FIG. 1 is a front elevation view of a garment of the invention with a sheet bearing a printed message in place.
FIG. 2 is a front elevation view of a garment of the invention with the window pulled partially open and a sheet bearing a graphic emblem ready to be inserted.
FIG. 3 is a sectional view of FIG. 1 taken on a line through 3--3, on an enlarged scale.
The instant invention may be applied to any garment on which the wearer may wish to display indicia such as a coat, hat or shirt.
It is shown in FIGS. 1 and 2 applied to a T-shirt, because it is now fashionable to wear a T-shirt on which has been printed with textile paints indicia including slogans and graphics such as logos of sports teams. In fact, there are shops whose sole product is custom T-shirts on which indicia is permanently applied to suit individual requests. Certain individuals may own a large collection of such shirts to display indicia selected to suit diverse situations.
In the invention shown in FIGS. 1 and 2, a transparent, flexible plastic sheet material in the form of a square window 2 has a perimeter to which has been permanently affixed a first portion of a hook-and-loop fastener. In FIGS. 1 and 3 the hook portion 3 is affixed to the entire window perimeter and the loop portion 4 is sewn to the cloth surface 5 of the T-shirt in a configuration exactly matching that of the hook portion 3 on the window 2. They will be in exact registry when a photograph, paper or card 6 bearing indicia 7 is placed on the T-shirt within the boundaries of the fastener and the window is applied thereon and pressed in place to engage the fastening means completely around the perimeter. As seen in the sectional view FIG. 3, the fastening elements, even when closed, have a substantial thickness to provide a space 8 within which the card 6 is completely enclosed and in no danger of accidental loss. In the shirt of FIG. 2, the hook portion 3 is sewn to the T-shirt and the loop portion 4 is affixed to the window 2, shown partially pulled open. The sheet 6 bearing another type of indicia 7 is shown ready to be inserted into the space 8 within the fastener perimeter and between shirt fabric 5 and window 2.

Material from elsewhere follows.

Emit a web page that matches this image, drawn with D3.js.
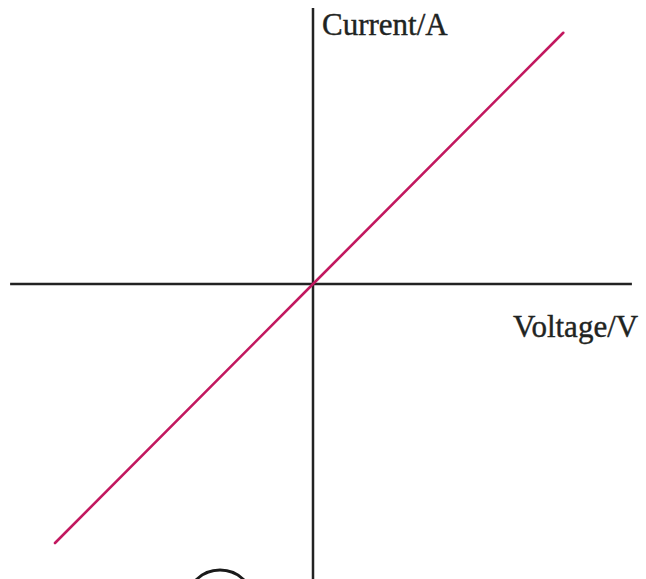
<!DOCTYPE html>
<html>
<head>
<meta charset="utf-8">
<script src="https://cdn.jsdelivr.net/npm/d3@7"></script>
<style>
  html, body { margin: 0; padding: 0; background: #fff; }
  svg { display: block; }
</style>
</head>
<body>
<script>
// Data (arbitrary units, proportional I-V relation through origin)
const voltage = [-1, 0, 0.97];
const current = [-1, 0, 0.97];
const xAxisExtent = [-1.174, 1.236];
const yAxisExtent = [-1.14, 1.066];
const xLabel = "Voltage/V";
const yLabel = "Current/A";

const W = 646, H = 579;
const svg = d3.select("body").append("svg").attr("width", W).attr("height", H);

const x = d3.scaleLinear().domain([-1, 1]).range([55, 571]);
const y = d3.scaleLinear().domain([-1, 1]).range([543, 25]);

const axisColor = "#222";

// horizontal axis
svg.append("line")
  .attr("x1", x(xAxisExtent[0])).attr("x2", x(xAxisExtent[1]))
  .attr("y1", y(0)).attr("y2", y(0))
  .attr("stroke", axisColor).attr("stroke-width", 2.5);

// vertical axis
svg.append("line")
  .attr("x1", x(0)).attr("x2", x(0))
  .attr("y1", y(yAxisExtent[0])).attr("y2", y(yAxisExtent[1]))
  .attr("stroke", axisColor).attr("stroke-width", 2.5);

// data line
const pts = voltage.map((v, i) => [v, current[i]]);
svg.append("path")
  .datum(pts)
  .attr("d", d3.line().x(d => x(d[0])).y(d => y(d[1])))
  .attr("fill", "none")
  .attr("stroke", "#c2185f")
  .attr("stroke-width", 2.6)
  .attr("stroke-linecap", "round");

// labels
const labelFont = "'Liberation Serif', 'Times New Roman', serif";
svg.append("text")
  .attr("x", x(0) + 9).attr("y", 35)
  .attr("font-family", labelFont)
  .attr("font-size", 31)
  .attr("fill", "#1f2422")
  .attr("stroke", "#1f2422").attr("stroke-width", 0.4)
  .text(yLabel);

svg.append("text")
  .attr("x", 513).attr("y", 337)
  .attr("font-family", labelFont)
  .attr("font-size", 31)
  .attr("fill", "#1f2422")
  .attr("stroke", "#1f2422").attr("stroke-width", 0.4)
  .text(xLabel);

// partial circle at the bottom edge
svg.append("circle")
  .attr("cx", 220).attr("cy", 604).attr("r", 34)
  .attr("fill", "none").attr("stroke", "#1a1a1a").attr("stroke-width", 3);
</script>
</body>
</html>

The window 2 may be constructed of a suitable clear plastic film such as plasticized vinyl. The fastening means may be affixed to the window and to the shirt fabric by stitching or cementing.
This invention provides means for displaying photographs and other sheets bearing indicia without alteration or damage thereto. The window may be pulled off to launder the garments without concern for damage to the window. The window may be cleaned with a soft sponge or under running water.
The above disclosed invention has a number of particular features which should preferably be employed in combination although each is useful separately without departure from the scope of the invention. While I have shown and described the preferred embodiments of my invention, it will be understood that the invention may be embodied otherwise than as herein specifically illustrated or described, and that certain changes in the form and arrangement of parts and the specific manner of practicing the invention may be made without the underlying idea or principles of the invention within the scope of the appended claims.